— Start of Recorded data —

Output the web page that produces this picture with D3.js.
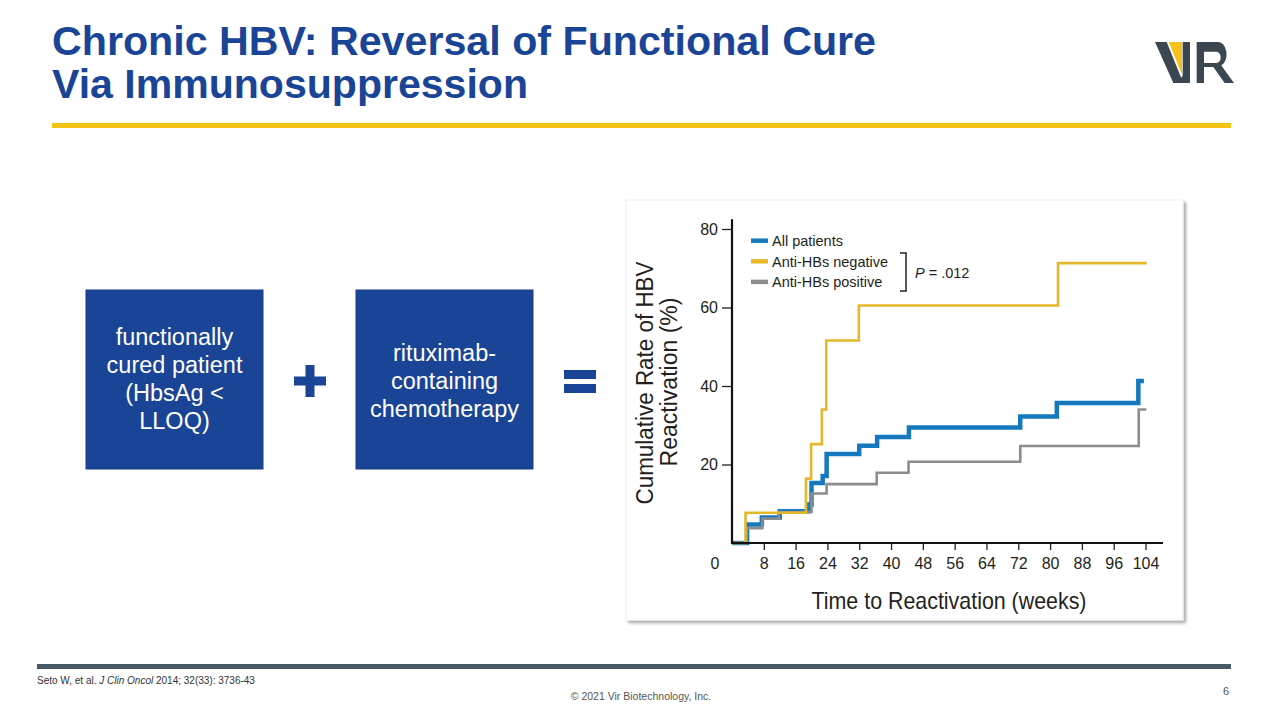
<!DOCTYPE html>
<html>
<head>
<meta charset="utf-8">
<script src="https://cdn.jsdelivr.net/npm/d3@7"></script>
<style>
  body { margin: 0; background: #fff; }
  svg { display: block; }
</style>
</head>
<body>
<script>
// données (Seto et al. 2014)
const xTicks = [8, 16, 24, 32, 40, 48, 56, 64, 72, 80, 88, 96, 104];
const yTicks = [20, 40, 60, 80];
const legendLabels = ["All patients", "Anti-HBs negative", "Anti-HBs positive"];

// All patients
const allWeeks  = [0, 3.8, 7.5, 12.0, 19.3, 20.0, 22.8, 23.8, 32.0, 36.5, 44.5, 72.5, 81.7, 102.2, 103.6];
const allRates  = [0, 4.7, 6.5, 8.1, 9.8, 15.3, 17.1, 22.7, 24.8, 27.0, 29.4, 32.2, 35.7, 41.3, 41.3];
// Anti-HBs negative
const negWeeks  = [0, 3.4, 18.6, 19.9, 22.6, 23.7, 31.9, 82.0, 104.3];
const negRates  = [0, 7.7, 16.4, 25.2, 34.0, 51.6, 60.5, 71.3, 71.3];
// Anti-HBs positive
const posWeeks  = [0, 3.7, 7.6, 11.8, 20.0, 23.8, 36.4, 44.4, 72.5, 102.3, 104.2];
const posRates  = [0, 3.8, 6.2, 7.9, 12.6, 15.0, 17.9, 20.7, 24.7, 34.0, 34.0];

const blue = "#1479bf", gold = "#e5b82c", grey = "#8b8c8e", navy = "#1a4496";

const svg = d3.select("body").append("svg").attr("width", 1280).attr("height", 720);

// ---- titre
const title = svg.append("text").attr("font-family", "Liberation Sans, Arial, sans-serif")
  .attr("font-weight", "bold").attr("font-size", 41).attr("fill", navy);
title.append("tspan").attr("x", 52).attr("y", 55).attr("textLength", 824).attr("lengthAdjust", "spacingAndGlyphs")
  .text("Chronic HBV: Reversal of Functional Cure");
title.append("tspan").attr("x", 52).attr("y", 98).attr("textLength", 476).attr("lengthAdjust", "spacingAndGlyphs")
  .text("Via Immunosuppression");

svg.append("rect").attr("x", 52).attr("y", 123).attr("width", 1179).attr("height", 5).attr("fill", "#f4c414");

// ---- logo VIR
const logo = svg.append("g").attr("transform", "translate(1140,42) scale(0.3333,0.5125) translate(0,-38)");
logo.append("path").attr("d", "M45,38 H80 L130,118 H100 Z").attr("fill", "#3b4650");
logo.append("path").attr("d", "M86,38 H126 V102 Z").attr("fill", "#f6c21a");
logo.append("path").attr("d", "M128,38 H150 V118 H112 L128,104 Z").attr("fill", "#3b4650");
logo.append("path").attr("fill-rule", "evenodd").attr("fill", "#3b4650")
  .attr("d", "M170,38 H232 A26 24 0 0 1 244 84 L282 118 H254 L220 87 H192 V118 H170 Z M192,57 H230 A12 11 0 0 1 230 79 H192 Z");

// ---- boîtes
const boxes = [
  {x: 86, lines: ["functionally", "cured patient", "(HbsAg <", "LLOQ)"], c: 379},
  {x: 356, lines: ["rituximab-", "containing", "chemotherapy"], c: 381}
];
boxes.forEach(b => {
  svg.append("rect").attr("x", b.x).attr("y", 290).attr("width", 177).attr("height", 179)
    .attr("fill", navy).attr("stroke", "#1d3b85").attr("stroke-width", 1);
  const n = b.lines.length;
  svg.selectAll(null).data(b.lines).enter().append("text")
    .attr("x", b.x + 88.5).attr("y", (d, i) => b.c + (i - (n - 1) / 2) * 28 + 8.4)
    .attr("text-anchor", "middle").attr("font-family", "Liberation Sans, Arial, sans-serif")
    .attr("font-size", 23.5).attr("fill", "#fff").text(d => d);
});
// + et =
svg.append("rect").attr("x", 294).attr("y", 376.5).attr("width", 32).attr("height", 9).attr("fill", navy);
svg.append("rect").attr("x", 305.5).attr("y", 365).attr("width", 9).attr("height", 32).attr("fill", navy);
svg.append("rect").attr("x", 564).attr("y", 370).attr("width", 32).attr("height", 9).attr("fill", navy);
svg.append("rect").attr("x", 564).attr("y", 384).attr("width", 32).attr("height", 9).attr("fill", navy);

// ---- panneau du graphique
const defs = svg.append("defs");
const f = defs.append("filter").attr("id", "shadow").attr("x", -0.05).attr("y", -0.05).attr("width", 1.1).attr("height", 1.1);
f.append("feDropShadow").attr("dx", 2.5).attr("dy", 2.5).attr("stdDeviation", 1.5)
  .attr("flood-color", "#000").attr("flood-opacity", 0.35);
svg.append("rect").attr("x", 626).attr("y", 200).attr("width", 557).attr("height", 420)
  .attr("fill", "#fff").attr("stroke", "#f0f0f0").attr("filter", "url(#shadow)");

const x = d3.scaleLinear().domain([0, 104]).range([732, 1145.5]);
const y = d3.scaleLinear().domain([0, 80]).range([543, 229]);
const ink = "#231f20";

const gx = svg.append("g").attr("transform", "translate(0,543)")
  .call(d3.axisBottom(x).tickValues(xTicks).tickSize(7).tickPadding(7.5));
const gy = svg.append("g").attr("transform", "translate(732,0)")
  .call(d3.axisLeft(y).tickValues(yTicks).tickSize(10).tickPadding(4));
[gx, gy].forEach(g => {
  g.select(".domain").remove();
  g.selectAll("line").attr("stroke", ink).attr("stroke-width", 1.3);
  g.selectAll("text").attr("fill", ink).attr("font-size", 16)
    .attr("font-family", "Liberation Sans, Arial, sans-serif");
});
gx.append("text").attr("x", x(0) - 17).attr("y", 26).attr("text-anchor", "middle")
  .attr("fill", ink).attr("font-size", 16).attr("font-family", "Liberation Sans, Arial, sans-serif").text("0");

// courbes en escalier
const line = d3.line().x(d => x(d[0])).y(d => y(d[1])).curve(d3.curveStepAfter);
const series = [
  {w: allWeeks, r: allRates, color: blue, width: 4.5},
  {w: posWeeks, r: posRates, color: grey, width: 2.6},
  {w: negWeeks, r: negRates, color: gold, width: 2.6}
];
series.forEach(s => {
  svg.append("path").datum(d3.zip(s.w, s.r)).attr("d", line)
    .attr("fill", "none").attr("stroke", s.color).attr("stroke-width", s.width);
});

// axes (traits)
svg.append("line").attr("x1", x(0)).attr("x2", x(108.4)).attr("y1", y(0)).attr("y2", y(0))
  .attr("stroke", "#111").attr("stroke-width", 2.2);
svg.append("line").attr("x1", x(0)).attr("x2", x(0)).attr("y1", y(0) + 1).attr("y2", y(82.5))
  .attr("stroke", "#111").attr("stroke-width", 2.2);

// titres des axes
const cond = "Liberation Sans Narrow, Arial Narrow, Liberation Sans, sans-serif";
svg.append("text").attr("x", 949).attr("y", 609).attr("text-anchor", "middle")
  .attr("font-family", cond).attr("font-size", 24).attr("fill", ink)
  .attr("textLength", 275).attr("lengthAdjust", "spacingAndGlyphs").text("Time to Reactivation (weeks)");
const yt = svg.append("text").attr("transform", "rotate(-90)").attr("text-anchor", "middle")
  .attr("font-family", cond).attr("font-size", 23).attr("fill", ink);
yt.append("tspan").attr("x", -383).attr("y", 653).attr("textLength", 243).attr("lengthAdjust", "spacingAndGlyphs")
  .text("Cumulative Rate of HBV");
yt.append("tspan").attr("x", -382).attr("y", 677).attr("textLength", 169).attr("lengthAdjust", "spacingAndGlyphs")
  .text("Reactivation (%)");

// légende
const legColors = [blue, gold, grey];
const leg = svg.selectAll(".leg").data(legendLabels).enter().append("g")
  .attr("transform", (d, i) => `translate(751,${240.7 + i * 20.6})`);
leg.append("line").attr("x1", 0).attr("x2", 17).attr("stroke", (d, i) => legColors[i]).attr("stroke-width", 4.5);
leg.append("text").attr("x", 21).attr("y", 5.2).attr("font-family", "Liberation Sans, Arial, sans-serif")
  .attr("font-size", 14.5).attr("fill", ink).text(d => d);
svg.append("path").attr("d", "M900,253 H906 V291 H900").attr("fill", "none").attr("stroke", ink).attr("stroke-width", 1.5);
const p = svg.append("text").attr("x", 915).attr("y", 278).attr("font-family", "Liberation Sans, Arial, sans-serif")
  .attr("font-size", 14.5).attr("fill", ink);
p.append("tspan").attr("font-style", "italic").text("P");
p.append("tspan").text(" = .012");

// ---- pied de page
svg.append("rect").attr("x", 37).attr("y", 664).attr("width", 1194).attr("height", 5).attr("fill", "#4a5866");
const cite = svg.append("text").attr("x", 37).attr("y", 684).attr("font-family", "Liberation Sans, Arial, sans-serif")
  .attr("font-size", 10).attr("fill", "#333");
cite.append("tspan").text("Seto W, et al. ");
cite.append("tspan").attr("font-style", "italic").text("J Clin Oncol");
cite.append("tspan").text(" 2014; 32(33): 3736-43");
svg.append("text").attr("x", 641).attr("y", 700).attr("text-anchor", "middle")
  .attr("font-family", "Liberation Sans, Arial, sans-serif").attr("font-size", 10.5).attr("fill", "#555")
  .text("© 2021 Vir Biotechnology, Inc.");
svg.append("text").attr("x", 1229).attr("y", 695).attr("text-anchor", "end")
  .attr("font-family", "Liberation Sans, Arial, sans-serif").attr("font-size", 11).attr("fill", "#555").text("6");
</script>
</body>
</html>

— End of Recorded data —

Gather each line holding the string "page".

Output the web page that produces this picture with D3.js.
// ---- pied de page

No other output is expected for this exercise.